Trending Topics: Twitter (and now Facebook) famously provides constantly changing information on the hottest topics on the platform at any given time. Frequently, those topics will have little to do with finance or investment. When they do, however, and terms such as #BoE, #Yellen or #Budget2016 are trending, the conversations going on around them can provide inspiration on everything from high-brow cogitations to the most scurrilous or wacky of ideas.
Lists: rather than having to painstakingly trudge through your Twitter feed, lists can instantly take you to Tweets from respected voices in your field. In many cases, journalists, in particular, may be reeling off thoughts and ideas that they have no time (or inclination) to focus on in more detail. There are plenty such lists, but as a starter, consider those for FT journalists or the Wall Street Journal’s recommended list of financial Twitter accounts.


If you want to produce stories that are as meaty and relevant as news-site scoops, why not take a leaf from the pros’ book and go straight to the source? After all, by the time stories get to newspapers and magazines, they’ve already, by definition, been unearthed.

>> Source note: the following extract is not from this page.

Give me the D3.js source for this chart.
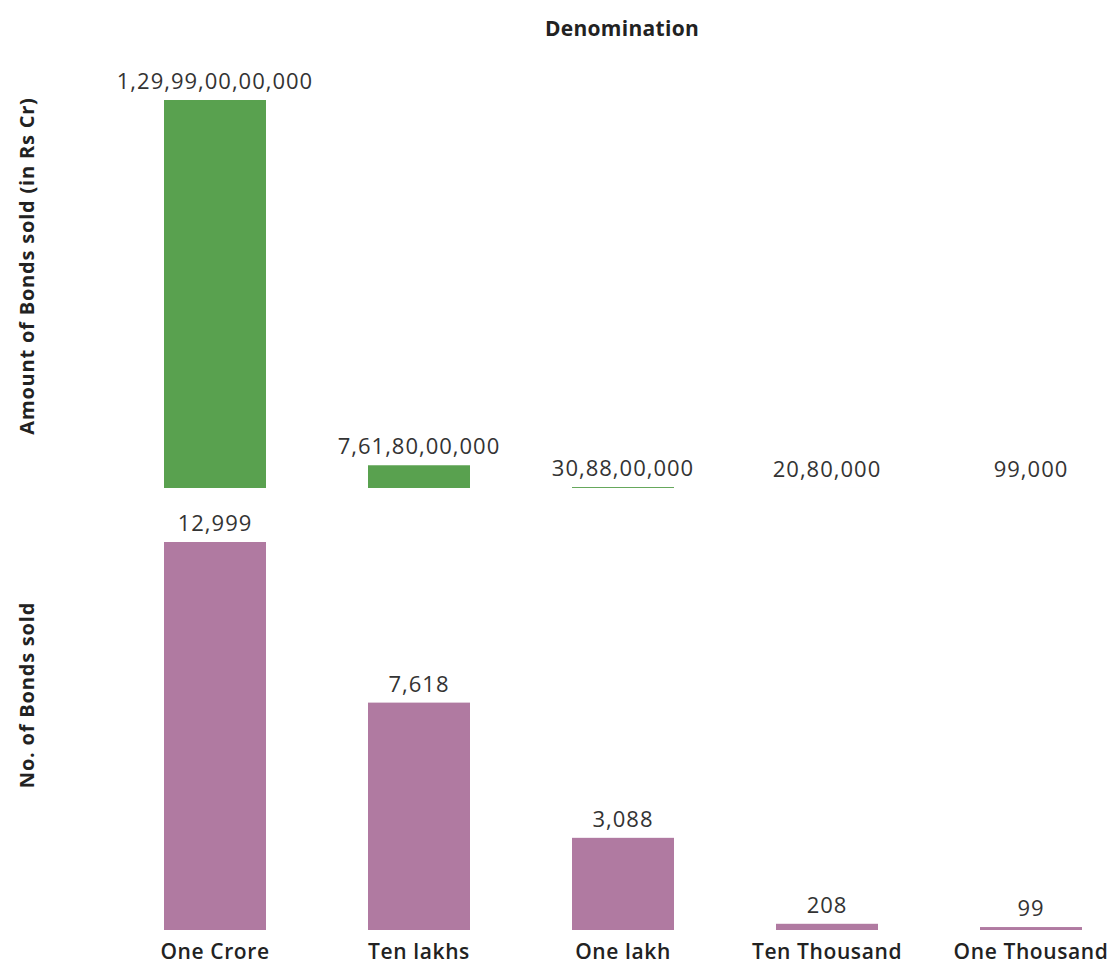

So, for example, if you want to write something on emerging markets, try the research and press release pages on the World Bank or United Nations websites. If you’re ready to dig a little deeper, try trade associations, and remember that most countries have a department of trade and industry, or equivalent, with press releases that are generally available in English. Many such sites and services will have emailing lists you can sign up to as well, ensuring you can keep on top of new stories as they emerge.



If, on a particular occasion, none of these avenues is quite working, you could just be trying a little too hard. At such times, the answer may very well be to relax, unplug from the devices, clear your mind and wait for the Eureka moment to arrive. At the very worst, you should feel a darned sight more relaxed than you did before you started agonising over content ideas!